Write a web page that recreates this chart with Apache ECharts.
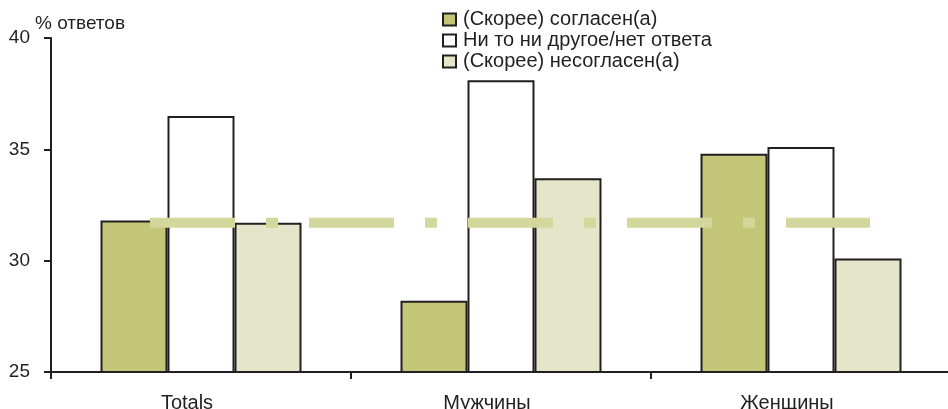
<!DOCTYPE html>
<html><head><meta charset="utf-8">
<script src="https://cdn.jsdelivr.net/npm/echarts@6/dist/echarts.min.js"></script>
<style>html,body{margin:0;padding:0;background:#fff}#c{width:948px;height:409px}</style>
</head><body><div id="c"></div>
<script>
const categories = ['Totals', 'Мужчины', 'Женщины'];
const seriesNames = ['(Скорее) согласен(а)', 'Ни то ни другое/нет ответа', '(Скорее) несогласен(а)'];
const agree = [31.8, 28.2, 34.8];
const neither = [36.5, 38.1, 35.1];
const disagree = [31.7, 33.7, 30.1];
const refLine = [31.7, 31.7];
const yTicks = [25, 30, 35, 40];
const yAxisTitle = '% ответов';

const dark = '#231f20';
const colors = ['#c4c677', '#ffffff', '#e5e6c9'];
const font = 'Liberation Sans, Arial, sans-serif';

const chart = echarts.init(document.getElementById('c'));
const barSeries = [agree, neither, disagree].map((d, i) => ({
  type: 'bar', name: seriesNames[i], data: d, xAxisIndex: 0, yAxisIndex: 0,
  barGap: '0%', barCategoryGap: '33%',
  itemStyle: { color: colors[i], borderColor: dark, borderWidth: 2 },
  z: 2
}));
chart.setOption({
  animation: false,
  title: { text: yAxisTitle, left: 30, top: 9, textStyle: { fontFamily: font, fontSize: 19, fontWeight: 'normal', color: dark } },
  legend: {
    data: seriesNames, orient: 'vertical', left: 442, top: 9, padding: 0, icon: 'rect',
    itemWidth: 13, itemHeight: 12, itemGap: 0,
    textStyle: { fontFamily: font, fontSize: 20, lineHeight: 21, color: dark, padding: [0, 0, 0, 2] },
    itemStyle: { borderColor: dark, borderWidth: 2 }
  },
  grid: [
    { left: 51, right: -3, top: 38, bottom: 37, outerBoundsMode: 'none', containLabel: false },
    { left: 150, right: 78, top: 38, bottom: 37, outerBoundsMode: 'none', containLabel: false }
  ],
  xAxis: [
    { type: 'category', data: categories, gridIndex: 0,
      axisLine: { lineStyle: { color: dark, width: 2 } },
      axisTick: { show: true, length: 7, lineStyle: { color: dark, width: 2 } },
      axisLabel: { fontFamily: font, fontSize: 20, color: dark, margin: 21, padding: [0, 28, 0, 0] } },
    { type: 'category', data: ['a', 'b'], gridIndex: 1, boundaryGap: false, show: false }
  ],
  yAxis: [
    { type: 'value', min: yTicks[0], max: yTicks[yTicks.length - 1], interval: 5, gridIndex: 0,
      axisLine: { show: true, lineStyle: { color: dark, width: 2 } },
      axisTick: { show: true, length: 7, lineStyle: { color: dark, width: 2 } },
      splitLine: { show: false },
      axisLabel: { fontFamily: font, fontSize: 19, color: dark, margin: 21 } },
    { type: 'value', min: yTicks[0], max: yTicks[yTicks.length - 1], gridIndex: 1, show: false }
  ],
  series: barSeries.concat([{
    type: 'line', name: 'avg', data: refLine, xAxisIndex: 1, yAxisIndex: 1,
    symbol: 'none', silent: true, z: 5,
    lineStyle: { color: '#d4d79c', width: 10, type: [85, 31, 12, 31], cap: 'butt' }
  }])
});
</script></body></html>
* * *
> _Written task_
Copy out all the data exactly; skip the pictures.

> _Right answer_
Write a web page that recreates this chart with Apache ECharts.
<!DOCTYPE html>
<html><head><meta charset="utf-8">
<script src="https://cdn.jsdelivr.net/npm/echarts@6/dist/echarts.min.js"></script>
<style>html,body{margin:0;padding:0;background:#fff}#c{width:948px;height:409px}</style>
</head><body><div id="c"></div>
<script>
const categories = ['Totals', 'Мужчины', 'Женщины'];
const seriesNames = ['(Скорее) согласен(а)', 'Ни то ни другое/нет ответа', '(Скорее) несогласен(а)'];
const agree = [31.8, 28.2, 34.8];
const neither = [36.5, 38.1, 35.1];
const disagree = [31.7, 33.7, 30.1];
const refLine = [31.7, 31.7];
const yTicks = [25, 30, 35, 40];
const yAxisTitle = '% ответов';

const dark = '#231f20';
const colors = ['#c4c677', '#ffffff', '#e5e6c9'];
const font = 'Liberation Sans, Arial, sans-serif';

const chart = echarts.init(document.getElementById('c'));
const barSeries = [agree, neither, disagree].map((d, i) => ({
  type: 'bar', name: seriesNames[i], data: d, xAxisIndex: 0, yAxisIndex: 0,
  barGap: '0%', barCategoryGap: '33%',
  itemStyle: { color: colors[i], borderColor: dark, borderWidth: 2 },
  z: 2
}));
chart.setOption({
  animation: false,
  title: { text: yAxisTitle, left: 30, top: 9, textStyle: { fontFamily: font, fontSize: 19, fontWeight: 'normal', color: dark } },
  legend: {
    data: seriesNames, orient: 'vertical', left: 442, top: 9, padding: 0, icon: 'rect',
    itemWidth: 13, itemHeight: 12, itemGap: 0,
    textStyle: { fontFamily: font, fontSize: 20, lineHeight: 21, color: dark, padding: [0, 0, 0, 2] },
    itemStyle: { borderColor: dark, borderWidth: 2 }
  },
  grid: [
    { left: 51, right: -3, top: 38, bottom: 37, outerBoundsMode: 'none', containLabel: false },
    { left: 150, right: 78, top: 38, bottom: 37, outerBoundsMode: 'none', containLabel: false }
  ],
  xAxis: [
    { type: 'category', data: categories, gridIndex: 0,
      axisLine: { lineStyle: { color: dark, width: 2 } },
      axisTick: { show: true, length: 7, lineStyle: { color: dark, width: 2 } },
      axisLabel: { fontFamily: font, fontSize: 20, color: dark, margin: 21, padding: [0, 28, 0, 0] } },
    { type: 'category', data: ['a', 'b'], gridIndex: 1, boundaryGap: false, show: false }
  ],
  yAxis: [
    { type: 'value', min: yTicks[0], max: yTicks[yTicks.length - 1], interval: 5, gridIndex: 0,
      axisLine: { show: true, lineStyle: { color: dark, width: 2 } },
      axisTick: { show: true, length: 7, lineStyle: { color: dark, width: 2 } },
      splitLine: { show: false },
      axisLabel: { fontFamily: font, fontSize: 19, color: dark, margin: 21 } },
    { type: 'value', min: yTicks[0], max: yTicks[yTicks.length - 1], gridIndex: 1, show: false }
  ],
  series: barSeries.concat([{
    type: 'line', name: 'avg', data: refLine, xAxisIndex: 1, yAxisIndex: 1,
    symbol: 'none', silent: true, z: 5,
    lineStyle: { color: '#d4d79c', width: 10, type: [85, 31, 12, 31], cap: 'butt' }
  }])
});
</script></body></html>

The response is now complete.